• [TASK REQUIREMENTS] Locate each line with the string "seaborn" in the listing below and copy it.
::: SUPPLIED RECORDS
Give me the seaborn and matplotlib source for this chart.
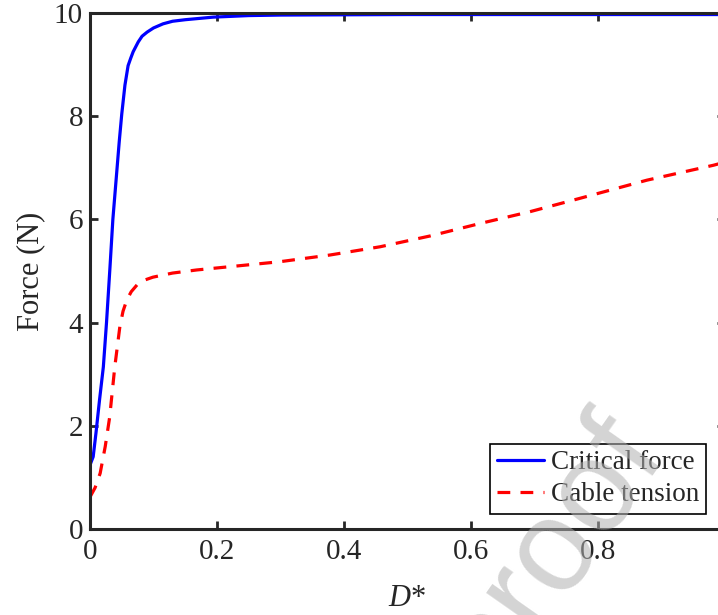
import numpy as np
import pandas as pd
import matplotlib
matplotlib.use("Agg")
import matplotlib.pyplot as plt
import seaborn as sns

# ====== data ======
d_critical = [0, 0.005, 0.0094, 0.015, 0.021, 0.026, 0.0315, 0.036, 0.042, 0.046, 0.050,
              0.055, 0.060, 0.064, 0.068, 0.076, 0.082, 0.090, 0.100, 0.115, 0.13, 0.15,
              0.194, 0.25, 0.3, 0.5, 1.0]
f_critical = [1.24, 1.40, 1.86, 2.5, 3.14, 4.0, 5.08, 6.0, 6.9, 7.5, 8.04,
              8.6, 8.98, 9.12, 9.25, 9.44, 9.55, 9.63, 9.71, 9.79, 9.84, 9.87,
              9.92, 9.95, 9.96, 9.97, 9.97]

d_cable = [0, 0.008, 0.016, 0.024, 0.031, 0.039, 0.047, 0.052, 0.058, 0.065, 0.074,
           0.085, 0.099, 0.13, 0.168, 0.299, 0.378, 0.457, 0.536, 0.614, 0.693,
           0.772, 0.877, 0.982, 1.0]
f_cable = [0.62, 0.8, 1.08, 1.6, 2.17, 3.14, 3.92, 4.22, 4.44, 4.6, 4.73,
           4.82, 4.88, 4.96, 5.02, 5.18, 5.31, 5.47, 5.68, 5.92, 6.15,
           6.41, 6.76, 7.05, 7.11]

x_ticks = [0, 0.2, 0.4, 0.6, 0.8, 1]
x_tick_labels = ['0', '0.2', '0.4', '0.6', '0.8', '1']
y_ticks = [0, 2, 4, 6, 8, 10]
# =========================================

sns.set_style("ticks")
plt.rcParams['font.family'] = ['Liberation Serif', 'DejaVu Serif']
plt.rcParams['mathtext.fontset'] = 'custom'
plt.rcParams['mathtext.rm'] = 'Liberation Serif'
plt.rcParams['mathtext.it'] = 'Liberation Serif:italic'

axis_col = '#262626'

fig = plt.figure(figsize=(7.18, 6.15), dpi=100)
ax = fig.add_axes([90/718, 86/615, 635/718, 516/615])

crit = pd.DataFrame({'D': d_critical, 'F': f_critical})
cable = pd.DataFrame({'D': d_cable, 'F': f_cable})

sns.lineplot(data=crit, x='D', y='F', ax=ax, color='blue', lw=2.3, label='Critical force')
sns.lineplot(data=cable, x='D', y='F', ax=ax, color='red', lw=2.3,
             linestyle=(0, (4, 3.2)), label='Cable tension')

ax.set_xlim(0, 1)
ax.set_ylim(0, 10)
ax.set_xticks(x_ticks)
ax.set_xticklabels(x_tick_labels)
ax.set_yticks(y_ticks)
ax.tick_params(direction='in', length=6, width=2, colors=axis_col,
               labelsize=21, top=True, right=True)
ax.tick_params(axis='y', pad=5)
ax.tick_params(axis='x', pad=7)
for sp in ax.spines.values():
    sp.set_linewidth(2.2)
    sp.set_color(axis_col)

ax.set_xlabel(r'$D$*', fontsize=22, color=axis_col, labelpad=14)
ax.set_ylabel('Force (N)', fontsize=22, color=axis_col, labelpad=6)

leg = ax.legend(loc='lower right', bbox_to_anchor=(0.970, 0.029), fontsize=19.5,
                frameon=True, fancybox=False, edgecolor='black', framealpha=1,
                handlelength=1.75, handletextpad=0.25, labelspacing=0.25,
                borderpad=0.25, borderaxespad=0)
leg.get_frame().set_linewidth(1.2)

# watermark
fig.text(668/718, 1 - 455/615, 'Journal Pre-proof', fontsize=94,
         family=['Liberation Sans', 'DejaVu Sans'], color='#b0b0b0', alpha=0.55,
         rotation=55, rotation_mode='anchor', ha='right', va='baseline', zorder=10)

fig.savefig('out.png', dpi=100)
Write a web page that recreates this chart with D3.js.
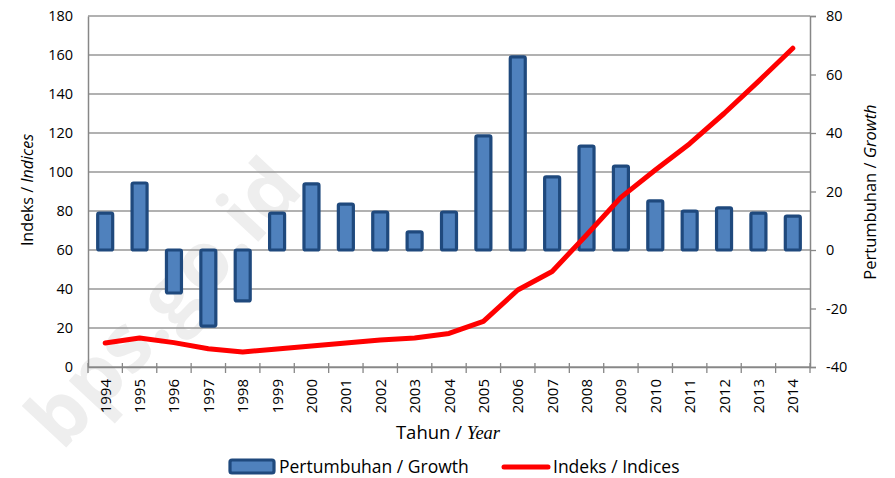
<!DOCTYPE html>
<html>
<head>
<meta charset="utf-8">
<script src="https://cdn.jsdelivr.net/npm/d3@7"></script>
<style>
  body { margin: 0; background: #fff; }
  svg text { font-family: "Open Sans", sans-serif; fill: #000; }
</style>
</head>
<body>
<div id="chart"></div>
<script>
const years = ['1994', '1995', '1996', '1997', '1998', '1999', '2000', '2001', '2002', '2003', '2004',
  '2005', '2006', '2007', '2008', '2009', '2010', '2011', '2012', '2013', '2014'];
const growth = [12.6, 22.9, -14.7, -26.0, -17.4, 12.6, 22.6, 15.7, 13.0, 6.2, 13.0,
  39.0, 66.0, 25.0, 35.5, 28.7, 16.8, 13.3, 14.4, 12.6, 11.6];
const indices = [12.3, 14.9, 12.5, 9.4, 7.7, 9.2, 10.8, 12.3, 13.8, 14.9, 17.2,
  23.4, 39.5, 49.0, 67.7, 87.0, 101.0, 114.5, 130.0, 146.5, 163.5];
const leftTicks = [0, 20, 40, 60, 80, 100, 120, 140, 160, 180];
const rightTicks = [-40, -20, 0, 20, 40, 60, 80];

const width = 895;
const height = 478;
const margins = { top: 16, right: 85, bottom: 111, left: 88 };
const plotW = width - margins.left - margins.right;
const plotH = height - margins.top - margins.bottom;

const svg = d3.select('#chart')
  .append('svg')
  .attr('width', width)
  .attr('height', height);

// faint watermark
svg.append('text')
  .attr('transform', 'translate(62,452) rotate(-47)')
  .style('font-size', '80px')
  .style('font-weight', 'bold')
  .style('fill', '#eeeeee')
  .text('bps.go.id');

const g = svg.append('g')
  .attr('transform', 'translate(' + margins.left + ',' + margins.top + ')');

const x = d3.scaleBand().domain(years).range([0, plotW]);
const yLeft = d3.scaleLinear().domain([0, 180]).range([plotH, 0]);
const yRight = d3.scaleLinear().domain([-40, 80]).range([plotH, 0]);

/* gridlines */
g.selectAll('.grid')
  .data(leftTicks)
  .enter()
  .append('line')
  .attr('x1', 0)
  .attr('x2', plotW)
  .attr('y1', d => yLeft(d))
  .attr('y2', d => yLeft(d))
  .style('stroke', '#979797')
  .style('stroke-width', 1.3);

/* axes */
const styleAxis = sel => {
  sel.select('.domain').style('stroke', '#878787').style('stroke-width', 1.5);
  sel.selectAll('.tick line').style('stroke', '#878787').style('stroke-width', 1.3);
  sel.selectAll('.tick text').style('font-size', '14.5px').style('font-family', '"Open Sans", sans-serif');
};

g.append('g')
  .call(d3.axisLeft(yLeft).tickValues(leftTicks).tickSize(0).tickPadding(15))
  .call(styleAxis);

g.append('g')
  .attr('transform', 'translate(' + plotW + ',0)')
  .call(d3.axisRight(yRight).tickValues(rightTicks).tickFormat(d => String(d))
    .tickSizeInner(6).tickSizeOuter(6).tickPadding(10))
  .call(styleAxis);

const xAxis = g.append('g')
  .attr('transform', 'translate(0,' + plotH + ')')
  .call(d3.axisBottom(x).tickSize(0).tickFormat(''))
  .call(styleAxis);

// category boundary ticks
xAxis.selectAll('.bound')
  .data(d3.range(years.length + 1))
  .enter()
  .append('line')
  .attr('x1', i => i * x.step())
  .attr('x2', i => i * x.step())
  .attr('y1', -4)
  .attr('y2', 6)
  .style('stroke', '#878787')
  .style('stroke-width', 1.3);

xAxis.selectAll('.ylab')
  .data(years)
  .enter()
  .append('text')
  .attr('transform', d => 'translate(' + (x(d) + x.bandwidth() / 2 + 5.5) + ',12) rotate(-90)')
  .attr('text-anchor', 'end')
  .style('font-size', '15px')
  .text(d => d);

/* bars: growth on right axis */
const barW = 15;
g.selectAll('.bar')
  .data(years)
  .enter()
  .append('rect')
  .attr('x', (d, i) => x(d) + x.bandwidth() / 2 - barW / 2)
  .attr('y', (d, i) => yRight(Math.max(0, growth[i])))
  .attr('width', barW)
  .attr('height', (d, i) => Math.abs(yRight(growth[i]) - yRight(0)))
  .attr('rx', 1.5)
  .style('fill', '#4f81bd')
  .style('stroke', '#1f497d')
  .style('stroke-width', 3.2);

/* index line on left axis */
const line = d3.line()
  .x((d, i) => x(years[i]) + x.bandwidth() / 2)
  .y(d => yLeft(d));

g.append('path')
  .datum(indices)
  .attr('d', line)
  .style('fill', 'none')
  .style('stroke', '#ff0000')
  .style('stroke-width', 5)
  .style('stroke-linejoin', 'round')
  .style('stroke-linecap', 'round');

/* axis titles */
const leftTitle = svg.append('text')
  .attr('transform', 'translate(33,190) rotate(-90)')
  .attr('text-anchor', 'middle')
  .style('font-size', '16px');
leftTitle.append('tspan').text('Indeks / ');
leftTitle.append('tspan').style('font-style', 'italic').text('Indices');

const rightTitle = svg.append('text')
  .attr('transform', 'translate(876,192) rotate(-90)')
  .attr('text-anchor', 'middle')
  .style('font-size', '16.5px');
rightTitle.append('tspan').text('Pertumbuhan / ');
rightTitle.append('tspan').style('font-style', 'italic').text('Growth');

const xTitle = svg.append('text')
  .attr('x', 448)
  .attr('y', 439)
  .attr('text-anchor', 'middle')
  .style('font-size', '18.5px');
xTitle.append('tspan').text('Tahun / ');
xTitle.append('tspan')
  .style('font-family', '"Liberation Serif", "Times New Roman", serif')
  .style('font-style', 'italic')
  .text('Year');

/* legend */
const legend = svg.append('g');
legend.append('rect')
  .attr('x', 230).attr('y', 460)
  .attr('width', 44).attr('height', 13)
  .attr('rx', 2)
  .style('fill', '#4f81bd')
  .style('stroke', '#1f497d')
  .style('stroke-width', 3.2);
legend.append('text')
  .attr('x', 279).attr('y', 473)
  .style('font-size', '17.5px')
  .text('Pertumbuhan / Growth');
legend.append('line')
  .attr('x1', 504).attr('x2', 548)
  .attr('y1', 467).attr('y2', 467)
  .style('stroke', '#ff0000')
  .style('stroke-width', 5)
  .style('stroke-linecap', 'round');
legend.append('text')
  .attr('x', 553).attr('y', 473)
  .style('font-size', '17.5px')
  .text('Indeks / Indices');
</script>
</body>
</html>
::::::
• [SOLVED EXERCISE]
Give me the seaborn and matplotlib source for this chart.
import seaborn as sns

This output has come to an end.